■ **EXERCISE OBJECTIVE**: What is the count of lines that hold the word "chart"? Give only the number.

===== DATA SEGMENT

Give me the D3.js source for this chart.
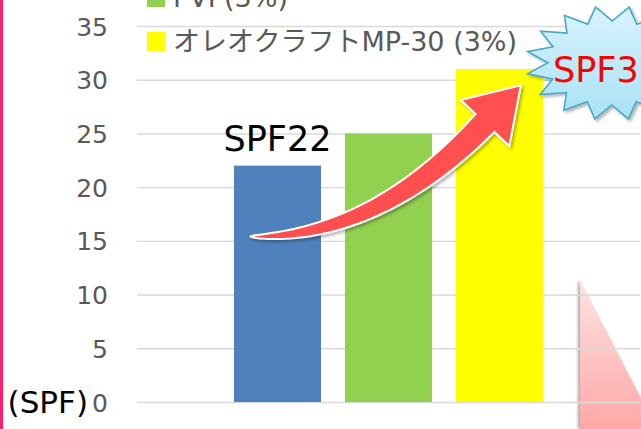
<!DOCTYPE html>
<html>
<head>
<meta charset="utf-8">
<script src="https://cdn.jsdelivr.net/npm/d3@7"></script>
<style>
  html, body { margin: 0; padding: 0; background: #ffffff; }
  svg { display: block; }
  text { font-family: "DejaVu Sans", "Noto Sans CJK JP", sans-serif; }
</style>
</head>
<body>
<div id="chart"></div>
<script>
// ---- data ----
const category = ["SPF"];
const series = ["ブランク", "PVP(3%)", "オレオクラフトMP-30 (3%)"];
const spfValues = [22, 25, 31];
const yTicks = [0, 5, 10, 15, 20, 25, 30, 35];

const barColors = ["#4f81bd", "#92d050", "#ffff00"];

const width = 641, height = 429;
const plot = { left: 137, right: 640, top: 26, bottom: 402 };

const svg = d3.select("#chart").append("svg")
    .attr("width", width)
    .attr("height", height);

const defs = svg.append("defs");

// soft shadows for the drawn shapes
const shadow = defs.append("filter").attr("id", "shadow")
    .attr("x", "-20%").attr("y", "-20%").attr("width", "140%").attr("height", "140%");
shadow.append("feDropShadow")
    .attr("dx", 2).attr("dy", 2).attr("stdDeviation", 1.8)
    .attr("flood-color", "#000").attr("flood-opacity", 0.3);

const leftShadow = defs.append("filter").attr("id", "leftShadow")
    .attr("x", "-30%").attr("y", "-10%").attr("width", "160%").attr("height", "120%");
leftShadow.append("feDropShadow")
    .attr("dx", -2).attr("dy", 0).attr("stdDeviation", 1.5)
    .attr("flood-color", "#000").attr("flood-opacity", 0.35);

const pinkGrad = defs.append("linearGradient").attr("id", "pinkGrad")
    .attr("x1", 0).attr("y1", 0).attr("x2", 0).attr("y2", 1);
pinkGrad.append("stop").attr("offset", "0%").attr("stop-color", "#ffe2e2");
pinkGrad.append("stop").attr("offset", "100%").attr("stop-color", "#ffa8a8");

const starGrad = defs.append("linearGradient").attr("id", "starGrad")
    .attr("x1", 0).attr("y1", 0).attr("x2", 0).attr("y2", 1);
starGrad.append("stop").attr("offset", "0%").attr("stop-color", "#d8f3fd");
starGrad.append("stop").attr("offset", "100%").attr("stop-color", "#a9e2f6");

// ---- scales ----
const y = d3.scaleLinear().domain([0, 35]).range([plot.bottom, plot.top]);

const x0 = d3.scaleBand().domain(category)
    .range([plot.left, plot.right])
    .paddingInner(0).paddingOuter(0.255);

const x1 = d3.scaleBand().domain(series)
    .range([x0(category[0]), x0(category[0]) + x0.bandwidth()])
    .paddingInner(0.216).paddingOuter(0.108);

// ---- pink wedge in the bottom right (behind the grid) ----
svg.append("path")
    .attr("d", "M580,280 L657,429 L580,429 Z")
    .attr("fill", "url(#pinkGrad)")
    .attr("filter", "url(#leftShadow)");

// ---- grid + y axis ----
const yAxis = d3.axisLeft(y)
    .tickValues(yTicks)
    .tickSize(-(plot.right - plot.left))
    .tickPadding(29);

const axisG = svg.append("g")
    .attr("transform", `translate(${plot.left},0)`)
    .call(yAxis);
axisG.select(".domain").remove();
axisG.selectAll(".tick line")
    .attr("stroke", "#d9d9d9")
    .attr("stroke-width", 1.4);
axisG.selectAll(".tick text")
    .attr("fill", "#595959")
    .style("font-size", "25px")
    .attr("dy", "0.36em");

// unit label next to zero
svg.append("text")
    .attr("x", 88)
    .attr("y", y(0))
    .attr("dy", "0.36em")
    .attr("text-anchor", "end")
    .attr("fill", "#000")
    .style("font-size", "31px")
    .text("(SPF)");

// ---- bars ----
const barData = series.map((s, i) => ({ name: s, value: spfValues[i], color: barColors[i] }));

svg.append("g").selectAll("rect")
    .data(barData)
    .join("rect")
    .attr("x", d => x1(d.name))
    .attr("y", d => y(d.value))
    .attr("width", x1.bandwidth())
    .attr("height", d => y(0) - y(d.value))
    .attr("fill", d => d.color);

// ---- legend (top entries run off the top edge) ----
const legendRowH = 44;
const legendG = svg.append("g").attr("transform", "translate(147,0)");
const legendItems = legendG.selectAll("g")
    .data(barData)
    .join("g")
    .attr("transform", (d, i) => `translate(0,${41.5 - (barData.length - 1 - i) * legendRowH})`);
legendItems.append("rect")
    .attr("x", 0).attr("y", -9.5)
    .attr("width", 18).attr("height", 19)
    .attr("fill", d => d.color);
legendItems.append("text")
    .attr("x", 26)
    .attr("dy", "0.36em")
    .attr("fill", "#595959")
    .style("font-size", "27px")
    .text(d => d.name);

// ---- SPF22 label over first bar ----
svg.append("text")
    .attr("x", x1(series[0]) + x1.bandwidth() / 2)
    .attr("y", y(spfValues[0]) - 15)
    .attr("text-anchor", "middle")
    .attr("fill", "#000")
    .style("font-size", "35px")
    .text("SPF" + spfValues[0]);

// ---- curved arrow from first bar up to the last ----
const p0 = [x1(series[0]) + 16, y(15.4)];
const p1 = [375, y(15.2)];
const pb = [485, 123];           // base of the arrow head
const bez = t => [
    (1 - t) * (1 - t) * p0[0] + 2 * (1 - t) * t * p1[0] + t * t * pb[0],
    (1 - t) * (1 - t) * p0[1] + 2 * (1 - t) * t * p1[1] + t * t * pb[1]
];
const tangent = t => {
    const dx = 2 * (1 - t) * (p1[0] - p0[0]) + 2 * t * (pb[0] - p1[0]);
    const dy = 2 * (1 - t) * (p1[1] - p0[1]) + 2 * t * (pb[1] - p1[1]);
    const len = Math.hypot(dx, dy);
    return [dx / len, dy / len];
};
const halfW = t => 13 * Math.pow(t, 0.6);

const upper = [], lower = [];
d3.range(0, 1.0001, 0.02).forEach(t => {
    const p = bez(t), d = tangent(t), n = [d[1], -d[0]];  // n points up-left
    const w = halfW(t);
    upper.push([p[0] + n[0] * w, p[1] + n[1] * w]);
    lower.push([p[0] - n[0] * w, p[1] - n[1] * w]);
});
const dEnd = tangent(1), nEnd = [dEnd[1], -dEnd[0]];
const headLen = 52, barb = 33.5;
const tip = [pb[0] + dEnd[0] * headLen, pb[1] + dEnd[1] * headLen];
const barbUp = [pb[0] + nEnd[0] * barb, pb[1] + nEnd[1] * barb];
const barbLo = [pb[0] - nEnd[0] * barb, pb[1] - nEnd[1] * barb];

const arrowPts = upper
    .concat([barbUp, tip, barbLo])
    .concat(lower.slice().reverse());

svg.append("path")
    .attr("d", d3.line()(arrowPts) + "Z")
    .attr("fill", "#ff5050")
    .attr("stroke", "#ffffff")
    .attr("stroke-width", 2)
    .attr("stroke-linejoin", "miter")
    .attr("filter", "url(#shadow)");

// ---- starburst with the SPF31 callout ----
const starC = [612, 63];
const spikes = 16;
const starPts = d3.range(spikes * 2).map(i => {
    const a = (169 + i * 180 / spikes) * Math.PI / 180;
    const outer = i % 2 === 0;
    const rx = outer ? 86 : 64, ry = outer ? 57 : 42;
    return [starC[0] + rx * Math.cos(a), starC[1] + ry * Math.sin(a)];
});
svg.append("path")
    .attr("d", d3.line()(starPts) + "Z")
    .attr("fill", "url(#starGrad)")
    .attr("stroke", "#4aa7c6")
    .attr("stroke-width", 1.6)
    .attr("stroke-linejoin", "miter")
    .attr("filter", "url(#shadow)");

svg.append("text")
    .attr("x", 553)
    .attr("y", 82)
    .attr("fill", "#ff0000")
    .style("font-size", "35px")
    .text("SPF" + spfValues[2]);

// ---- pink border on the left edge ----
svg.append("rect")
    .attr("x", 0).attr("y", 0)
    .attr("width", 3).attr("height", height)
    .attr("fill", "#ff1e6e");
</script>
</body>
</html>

==========

■ **CORRECT RESULT**: 3